ALBANESE: Well, I think I certainly do. It’s no accident that the very first vision statement I’m giving will be in Western Australia. And it’s no accident either that I’ve been there at least once a month, effectively, for a number of years, not just since I’ve become the Leader of the Labor Party. One of the things that I understand about our great and vast continent is that the issues that are there in the West are different from the East Coast, and you need to develop relationships, you need to talk with people, you need to listen importantly. And one of the first stops I made on my listening tour after the election was to Perth and Freo. I’ve talked with businesses. I’ve talked to the Chamber of Commerce and Industry. I’ve talked to unions. I’ve talked to Party members. I’ve just talked to punters about what they thought, particularly those people who wanted to vote Labor but felt that they couldn’t for various reasons. One of those was the issue of franking credits, certainly created some concern in the community. And I think also things like, dare I say it on 6PR, going on your program and taking callers at random, taking all comers and listening to people and engaging in that way, is a really effective way of hearing what the community is saying.
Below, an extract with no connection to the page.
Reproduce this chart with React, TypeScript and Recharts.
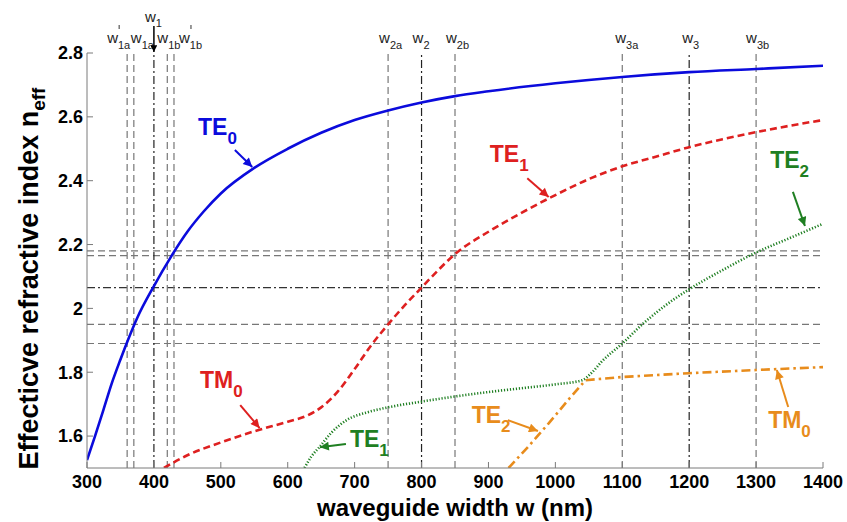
import { LineChart, Line, XAxis, YAxis, ReferenceLine, ReferenceDot } from 'recharts';

const FONT = "'Liberation Sans', Arial, Helvetica, sans-serif";
const BLUE = '#0b0bdc';
const RED = '#de2020';
const GREEN = '#1f7f22';
const ORANGE = '#e88c1c';

// waveguide width (nm) / effective index
const blueWidth = [300, 312, 325, 337, 350, 362, 375, 400, 425, 450, 475, 500, 550, 600, 650, 700, 750, 800, 850, 900, 1000, 1100, 1200, 1300, 1400];
const blueNeff = [1.525, 1.6, 1.685, 1.765, 1.84, 1.905, 1.97, 2.07, 2.16, 2.24, 2.305, 2.36, 2.44, 2.5, 2.55, 2.59, 2.62, 2.645, 2.665, 2.68, 2.705, 2.725, 2.74, 2.75, 2.76];

const redWidth = [415, 450, 500, 550, 600, 630, 650, 675, 700, 725, 750, 775, 800, 825, 850, 900, 950, 1000, 1050, 1100, 1150, 1200, 1250, 1300, 1350, 1400];
const redNeff = [1.5, 1.54, 1.58, 1.615, 1.645, 1.665, 1.69, 1.74, 1.81, 1.885, 1.95, 2.01, 2.065, 2.12, 2.17, 2.24, 2.3, 2.355, 2.405, 2.445, 2.475, 2.505, 2.53, 2.552, 2.572, 2.59];

const greenWidth = [625, 635, 648, 665, 688, 720, 750, 800, 850, 900, 950, 1000, 1040, 1055, 1070, 1100, 1130, 1165, 1200, 1250, 1300, 1350, 1400];
const greenNeff = [1.5, 1.535, 1.567, 1.61, 1.65, 1.675, 1.69, 1.708, 1.724, 1.738, 1.75, 1.762, 1.775, 1.8, 1.835, 1.89, 1.95, 2.01, 2.06, 2.12, 2.175, 2.22, 2.265];

const orangeWidth = [930, 960, 990, 1020, 1045, 1100, 1200, 1300, 1400];
const orangeNeff = [1.5, 1.568, 1.64, 1.715, 1.775, 1.785, 1.797, 1.807, 1.816];

const xTicks = [300, 400, 500, 600, 700, 800, 900, 1000, 1100, 1200, 1300, 1400];
const yTicks = [1.6, 1.8, 2, 2.2, 2.4, 2.6, 2.8];

// marker lines
const vLineW = [360, 370, 400, 420, 430, 750, 800, 850, 1100, 1200, 1300];
const vLineSub = ['1a', '1a', '1', '1b', '1b', '2a', '2', '2b', '3a', '3', '3b'];
const vLinePrime = [true, false, false, false, true, false, false, false, false, false, false];
const vLineMain = [false, false, true, false, false, false, true, false, false, true, false];
const vLabelDx = [-20, -3, -9, -10, 5, -9, -9, -9, -7, -7, -10];

const hLineN = [2.18, 2.165, 2.065, 1.95, 1.89];
const hLineMain = [false, false, true, false, false];

// mode labels and arrows (data coords)
const modeLabels = [
  { w: 466, n: 2.543, text: 'TE', sub: '0', color: BLUE },
  { w: 902, n: 2.46, text: 'TE', sub: '1', color: RED },
  { w: 1321, n: 2.44, text: 'TE', sub: '2', color: GREEN },
  { w: 469, n: 1.75, text: 'TM', sub: '0', color: RED },
  { w: 693, n: 1.566, text: 'TE', sub: '1', color: GREEN },
  { w: 875, n: 1.641, text: 'TE', sub: '2', color: ORANGE },
  { w: 1318, n: 1.625, text: 'TM', sub: '0', color: ORANGE },
];
const modeArrows = [
  { from: [521, 2.496], to: [547, 2.443], color: BLUE, id: 'blue' },
  { from: [958, 2.408], to: [990, 2.349], color: RED, id: 'red' },
  { from: [1355, 2.365], to: [1373, 2.258], color: GREEN, id: 'green' },
  { from: [529, 1.697], to: [558, 1.625], color: RED, id: 'red' },
  { from: [687, 1.575], to: [648, 1.565], color: GREEN, id: 'green' },
  { from: [929, 1.65], to: [974, 1.616], color: ORANGE, id: 'orange' },
  { from: [1348, 1.691], to: [1331, 1.807], color: ORANGE, id: 'orange' },
];

const toPoints = (ws: number[], ns: number[]) => ws.map((w, i) => ({ w, n: ns[i] }));

const markerColors: Record<string, string> = { blue: BLUE, red: RED, green: GREEN, orange: ORANGE, black: '#000' };

const topLabel = (i: number) => (props: any) => {
  const { x, y } = props.viewBox;
  const tx = x + vLabelDx[i];
  if (i === 2) {
    return (
      <g>
        <text x={tx} y={y - 31} fontSize={15} fontFamily={FONT} fill="#222">
          w<tspan dy={5} fontSize={11}>{vLineSub[i]}</tspan>
        </text>
        <line x1={x} y1={y - 27} x2={x} y2={y - 1} stroke="#000" strokeWidth={1.5} markerEnd="url(#ah-black)" />
      </g>
    );
  }
  return (
    <g>
      <text x={tx} y={y - 10} fontSize={15} fontFamily={FONT} fill="#222">
        w<tspan dy={6} fontSize={11}>{vLineSub[i]}</tspan>
      </text>
      {vLinePrime[i] && (
        <line x1={tx + 12} y1={y - 28} x2={tx + 12} y2={y - 24} stroke="#333" strokeWidth={1} />
      )}
    </g>
  );
};

const yLabel = (props: any) => {
  const { y, height } = props.viewBox;
  const cx = 38;
  const cy = y + height / 2 + 18;
  return (
    <text x={cx} y={cy} transform={`rotate(-90 ${cx} ${cy})`} textAnchor="middle" fontSize={27} fontWeight="bold" fontFamily={FONT} fill="#000">
      Effecticve refractive index n<tspan dy={7} fontSize={19}>eff</tspan>
    </text>
  );
};

const xLabel = (props: any) => {
  const { x, y, width } = props.viewBox;
  return (
    <text x={x + width / 2} y={y + 48} textAnchor="middle" fontSize={24} fontWeight="bold" fontFamily={FONT} fill="#000">
      waveguide width w (nm)
    </text>
  );
};

export default function App() {
  const axisStroke = { stroke: '#7a7a7a' };
  const tickStyle = { fill: '#000', fontSize: 18, fontWeight: 'bold', fontFamily: FONT };
  return (
    <div style={{ position: 'absolute', left: 0, top: 0, background: '#fff', fontFamily: FONT }}>
      <LineChart width={847} height={522} margin={{ top: 53, right: 24, bottom: 0, left: 0 }}>
        <defs>
          {Object.keys(markerColors).map((k) => (
            <marker key={k} id={`ah-${k}`} viewBox="0 0 10 10" refX={10} refY={5} markerWidth={5} markerHeight={4.5} orient="auto" markerUnits="strokeWidth">
              <path d="M0,0 L10,5 L0,10 z" fill={markerColors[k]} />
            </marker>
          ))}
        </defs>
        <XAxis
          xAxisId={0}
          dataKey="w"
          type="number"
          domain={[300, 1400]}
          ticks={xTicks}
          allowDataOverflow
          height={54}
          tickSize={-6}
          tickMargin={13}
          axisLine={axisStroke}
          tickLine={axisStroke}
          tick={tickStyle}
          label={xLabel}
        />
        <XAxis xAxisId="top" orientation="top" type="number" domain={[300, 1400]} ticks={xTicks} allowDataOverflow height={0} tickSize={-6} tick={false} axisLine={axisStroke} tickLine={axisStroke} />
        <YAxis
          yAxisId={0}
          type="number"
          domain={[1.5, 2.8]}
          ticks={yTicks}
          allowDataOverflow
          width={87}
          tickSize={-6}
          tickMargin={10}
          axisLine={axisStroke}
          tickLine={axisStroke}
          tick={tickStyle}
          label={yLabel}
        />
        <YAxis yAxisId="right" orientation="right" type="number" domain={[1.5, 2.8]} ticks={yTicks} allowDataOverflow width={0} tickSize={-6} tick={false} axisLine={axisStroke} tickLine={axisStroke} />

        {hLineN.map((n, i) => (
          <ReferenceLine key={`h${i}`} y={n} stroke={hLineMain[i] ? '#333' : '#777'} strokeWidth={1.2} strokeDasharray={hLineMain[i] ? '8 3 2 3' : '7 4'} />
        ))}
        {vLineW.map((w, i) => (
          <ReferenceLine key={`v${i}`} x={w} stroke={vLineMain[i] ? '#222' : '#777'} strokeWidth={1.2} strokeDasharray={vLineMain[i] ? '8 3 2 3' : '7 4'} label={topLabel(i)} />
        ))}

        <Line data={toPoints(blueWidth, blueNeff)} dataKey="n" type="monotone" stroke={BLUE} strokeWidth={2.6} dot={false} isAnimationActive={false} />
        <Line data={toPoints(redWidth, redNeff)} dataKey="n" type="monotone" stroke={RED} strokeWidth={2.6} strokeDasharray="7 4" dot={false} isAnimationActive={false} />
        <Line data={toPoints(greenWidth, greenNeff)} dataKey="n" type="monotone" stroke={GREEN} strokeWidth={2.6} strokeDasharray="1.2 1.8" dot={false} isAnimationActive={false} />
        <Line data={toPoints(orangeWidth, orangeNeff)} dataKey="n" type="linear" stroke={ORANGE} strokeWidth={2.6} strokeDasharray="9 4 2.5 4" dot={false} isAnimationActive={false} />

        {modeArrows.map((a, i) => (
          <ReferenceLine
            key={`a${i}`}
            segment={[{ x: a.from[0], y: a.from[1] }, { x: a.to[0], y: a.to[1] }]}
            stroke={a.color}
            strokeWidth={2}
            markerEnd={`url(#ah-${a.id})`}
          />
        ))}
        {modeLabels.map((m, i) => (
          <ReferenceDot
            key={`m${i}`}
            x={m.w}
            y={m.n}
            r={0}
            shape={(p: any) => (
              <text x={p.cx} y={p.cy} fontSize={23} fontWeight="bold" fontFamily={FONT} fill={m.color}>
                {m.text}
                <tspan dy={9} fontSize={17}>{m.sub}</tspan>
              </text>
            )}
          />
        ))}
      </LineChart>
    </div>
  );
}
PETERSON: Of course it is. Talking of the franking credits policy, negative gearing policies; are those policies now dead, buried and cremated?
ALBANESE: Well, basically we’re starting again with all policies essentially not going through unless we say they will be continued. What I’ve said is that all policies are up for review but our values aren’t. The Labor Party’s values of fairness and equity aren’t about to change. We want the economy to grow. We want people to have opportunity in life. We’ve always supported, for example, Medicare. We’ve always supported education funding. We are the Party of superannuation. So, there are a range of values that we have which are core to who we are. Now, that’s not going to change. What we need to do though, is clearly to reassess the policies. Essentially we’ll be coming up with a whole suite of new policies going forward. They’ll be ones that, I think, can win the support of the Australian people in 2022.
PETERSON: And is climate change policy on that agenda? Are you okay, Anthony Albanese, with the action that protesters are taking, in particularly this week, threatening to shut down all capital cities?
ALBANESE: Look, the people need to engage in a democracy, in peaceful protest that gets messages across but don’t alienate people from that message. And if people are serious about acting on climate change, and I am, then they want to bring people with them on that journey of why we need to take action. And I think, quite frankly, sometimes some people who are involved in various movements, of the left or the right, act inappropriately. When they do that, they should be called out for it. I was in Brisbane earlier today and there was talk of using drones around the airport. That would be incredibly dangerous and it should be called out for the irresponsible action that it is. But it’s a good thing that people are interested in the future of our natural environment and have an interest in climate change. But there are ways of demonstrating your support for particular actions without being disruptive.
PETERSON: Anthony Albanese, we are out of time this Monday afternoon. I really appreciate your time here on 6PR. We’ll see you soon.
ALBANESE: Thanks very much. I’ll see you in the studio and in a few weeks.